Rafaela Rivera and her 4-year-old son, Angel, were standing on a sidewalk in New York City. Other people milled around them peacefully. A dark figure appeared into view and as he passed by the boy the unknown man took a swipe and knocked the child abruptly to the ground. Rafaela reacted immediately, “Hey, you just hit my son,” she said, and then she lunged toward the man and grabbed him. They twisted for a moment and fell to the ground. Two passersby helped Rafaela to subdue the man until the police arrived.

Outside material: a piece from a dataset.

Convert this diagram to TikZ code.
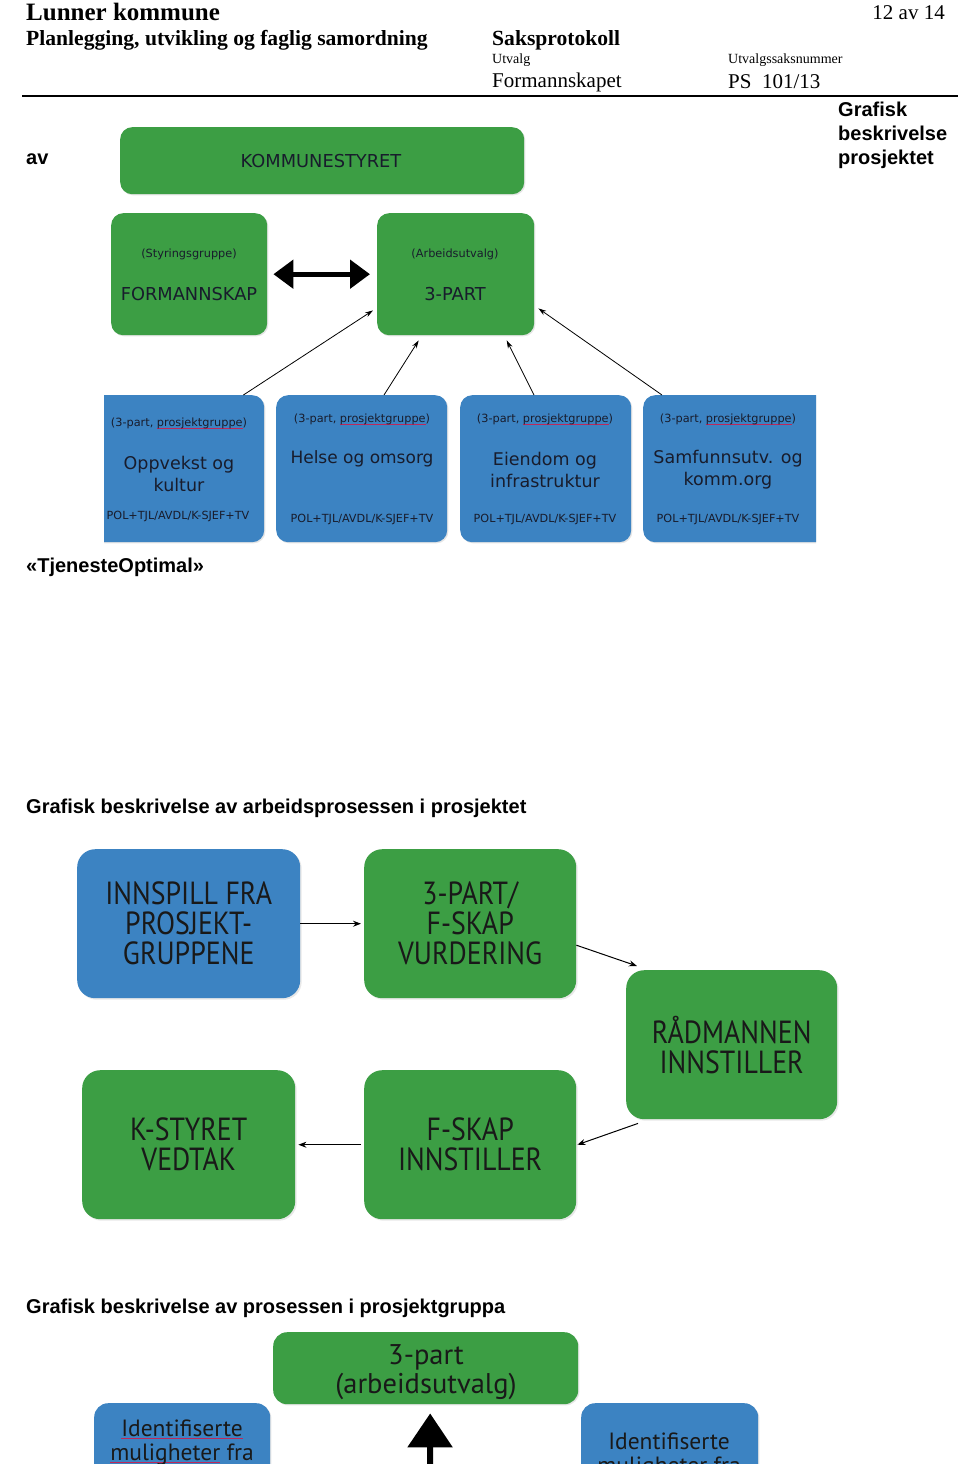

The camera then stops recording the scene. We are told that the man, clearly disturbed by drugs or mental illness, was arrested. Ironically, Rafaela took Angel on an expensive cab ride instead of the subway because she didn’t think the subway was safe.

 

City or country, state, or nation, we live in a world in which we place trust in our fellow human beings. Human history records many threats from bandits, soldiers, corrupt or brutal police, or government authorities. Today, there is a different expectation—the expectation of safety on our streets. With a larger population than our ancestors faced, we need to get along. Realistically, the human race has not achieved perfection and never will. But the modern expectation requires a level of trust, as it did to some extent in the past, that the person next to you will not hit you in the head.

 

In the United States, the expectation of freedom from fear is being tested. Criminals are granted clemency without regard to the opinions of their victims, unvetted illegal aliens are admitted across our borders and circulated throughout the country by the government, and generally hostile political parties drive up the emotions in controversial issues to a fever pitch. The effect is to undermine the peace of our culture.

 

The terrorist effect affects the American psyche. Brutal assaults are on the rise. Murder counts in many American cities are setting records. Yet trust is earned with difficulty over time and lost in an instant of cruelty or unkindness. A little fear goes a long way. If your neighbor is attacked, you will hear about it and fear it. We are challenged to act with courage, but courage should not be necessary. Yet, there are many ways to be hostile, perhaps as many as there are people on earth. Even if perfection is not possible, it is a normal human aspiration to live in peace. One should have the expectation of the person next to you that he/she is not wearing a bomb.

 

Theoretically, a conservative or liberal want the same peace, and diverse viewpoints can coexist. But underlying the peaceful coexistence is the possibility of hostility, passive-aggressive antagonism, and in the common language of the left, microaggressions can poison the dialogue. Accusations lead to anger, anger devolves into distance, people stop listening to each other, and each side sees the other as “the other.”

 

Hostility is its own curse. It breeds wildly. Eventually the trust that existed before dissolves into violence and one cannot stand next to another person for fear of the uncertainty of unhealthy distrust. The cure for fear is not an easy one. Christian principles are helpful, but not everyone is a Christian. Most people want peace, but peace does not come without trust.

 

Russia has invaded Ukraine. The neighbor is a thug. The thug declared what his neighbor had was his and he is taking it. In this way nations are like people. The peace of the human field has been disturbed. Countries are composed of people and do not behave differently in this earthly universe than individuals. For some, trust is gone and violence continues on a larger scale. The world runs on trust. The world dies when trust is lost. And when trust is lost, so too is justice.